Ariel Ben-Amos says Transit Revitalization Investment Districts (TRID) are a cheap and strategic way to extend redevelopment incentives beyond greater Center City. Jim Saksa has been covering Senator Dominic Pileggi’s amendments to the 2004 bill establishing TRIDs, which are like BIDs specifically for public improvements in the areas around transit stations. So far zero Pennsylvania municipalities have taken advantage of the revenue-generating option. The proposed amendments would make available more types of revenue than real estate taxes as an incentive. The two most shovel-ready locations for TRIDs in Philly are the regional rail stop at Temple, and the 46th and Market station area, as Interface Studio already conducted a study of them.[PDF] 

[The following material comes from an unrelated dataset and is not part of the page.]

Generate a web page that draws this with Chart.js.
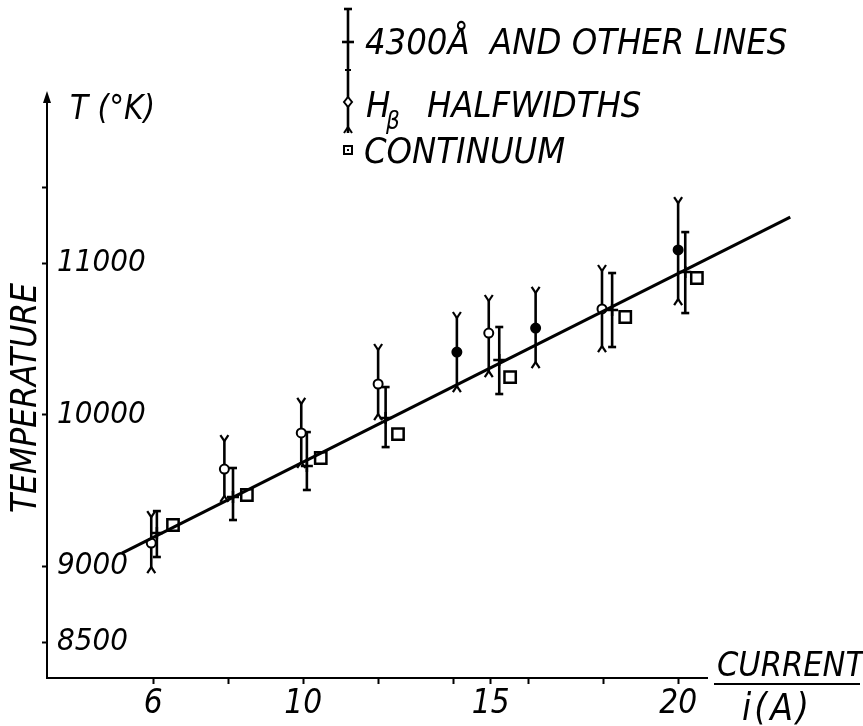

University City District reached a deal with the Mobile Food Association to bring food trucks back to The Porch at 30th Street Station for breakfast and lunch service, reports Danya Henninger. Losing The Porch was a big deal for mobile food vendors because, as PMFA president Rob Mitchell told Henninger, parking rules prevent vendors from easily setting up shop in the Center City office district during lunchtime. As Jared Brey reported, Councilman Mark Squilla has introduced bills to make life easier for food truck vendors, although he hasn’t yet touched the parking issue. 

Duncan Black describes the vicious cycle of low curb parking turnover, double-parked delivery trucks, and late buses that Philly transportation planners will increasingly have to grapple with as the popularity of Amazon and delivery apps intensifies the competition for street space. DVRPC is currently working on a report about delivery policy. Here were the top congestion-fighting ideas from their Downtown Delivery Symposium last summer.

Pittsburgh Mayor Bill Peduto wants the Steel City to be a leader in smart transportation technology, writes Ed Blazina. The Mayor outlined the ongoing joint initiatives between the city and Carnegie Mellon University that made Pittsburgh one of seven finalists for a federal Smart City Challenge grant, including “a Bus Rapid Transit system between Downtown and Oakland, the Uptown Ecodistrict program of sustainable development and a program with the U.S. Department of Energy to use steam plants to produce electricity.”

The Federal Highway Administration is including bike and pedestrian safety in its new performance measures for state DOTs, reports Angie Schmitt. “State DOTs will be required to track their performance on bike and pedestrian safety, but won’t be penalized in any way if their “performance” is lousy. However, they will be forced to report that lousy performance — which is a start.”